Some people may envy the apparent calm of a sociopath, but their existence is misery. They cannot connect with other human beings, and as babies they are so uncomfortable being held that they fight to wriggle free of all but the most basic necessary contact. Their heartbroken parents often blame themselves or the child, never knowing that what is really wrong with the child is in his or her brain.

Under the almost somnolent calm sociopaths project is a constant sense of restlessness and lack of crucial fulfillment that is in truth nothing other than the basic need all people have to receive stimulation and support from others.

But a sociopath has no way of receiving this even if it's offered. The endless frustration of this, and a discomfort that they are utterly incapable of articulating or even really understanding, is the source of much of their chronic anger and aggression.

Plus, since they grow up in constant conflict with authority, they are most often bitterly angry and sometimes violent adults, brittle and combative under a thin veneer of charm.

Offer friendship, they appear to respond, but quickly discover that they can get nothing from it; they see the obvious pleasure of other people in such contact with each other, and they often seek to "even it up" by stealing what they can -- material goods, or even human lives. They are constantly told how "bad" they are, and by adulthood, most of them believe it. And behave accordingly.

Sociopaths rarely feel true happiness. If they do, it is usually in the condition that some kind of intervention -- such as one of the small number of medications made for other conditions that may also help somewhat with theirs -- has taken place, and it will be fleeting. For all their frantic racing around, they are really very dead inside, and this is tragic beyond description.

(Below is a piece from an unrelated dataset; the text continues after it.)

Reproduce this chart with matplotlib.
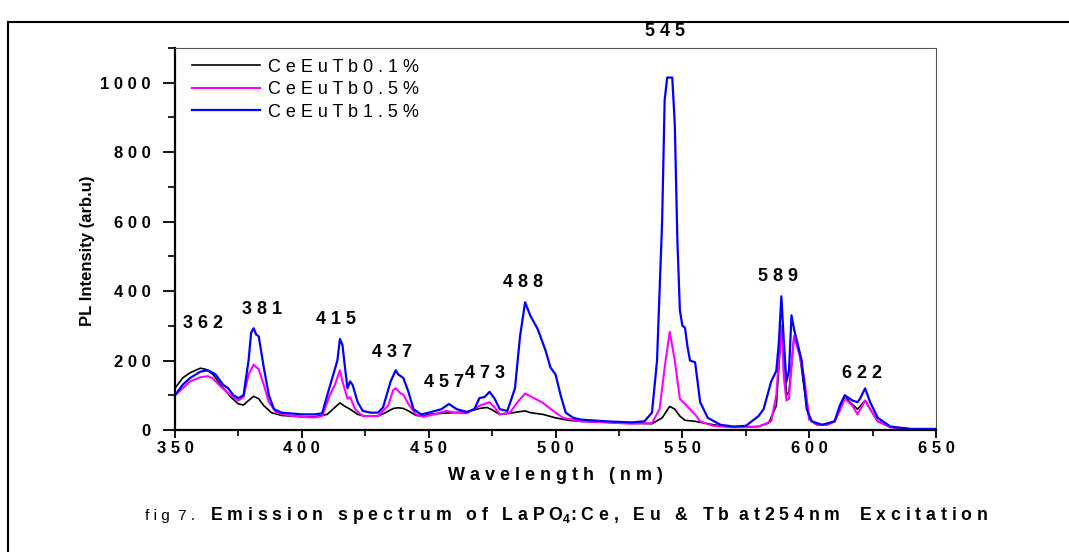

There are stories of people diagnosed as sociopaths who did improve to some degree, with the most ceaseless and diligent help. But since the vast majority of this huge body of people (there are more than three hundred million sociopaths on Earth) cannot get that kind of attention, they turn to abusing those they envy, and often to crime. It is certainly vengeance: "If I can't have any of this, why should you?" This is the real reason sociopaths lash out at strong and kind people. No matter what they say, they know that inside, they are always empty and damaged beyond repair.

Only in neuroscience is there true hope for these incomplete people. The key lies in awakening the cerebral cortex of the brain, which is risky because sociopaths are much more prone to seizures than the rest of the population, and that -- an uncontrolled blast of electrical discharge spreading through the brain and causing violent convulsions -- is likely to be the first response from brain pathways that, after years or even decades of silence, are suddenly flooded with impulses.

But if the devices of neurosurgeons can be tweaked to avoid this shock, and all else related to this idea is workable, it's feasible that small electronic devices planted in the brain (these already exist, but are not yet being used for mental illness) could open up a closed connection.

That leaves us with the problem of whether a lifetime of scattered information can ever be set into order. Probably the best that could be hoped for would be a kind of retraining -- like what is now done with stroke survivors and head injury patients -- that would be both intensive and compensatory.

One of the things that would be necessary would be to try to socialize the person whose congenital birth defect made such a thing completely impossible before. With no knowledge of how to cope with the emotions the rest of the world has been dealing with all their lives, the recovering sociopath would be rendered as vulnerable as a baby. A person thus treated would never be fully normal, but the human brain is amazing in the way it adapts and continues to develop all through life. And given the utterly joyless and meaningless existence a sociopath leads, any improvement is better than none.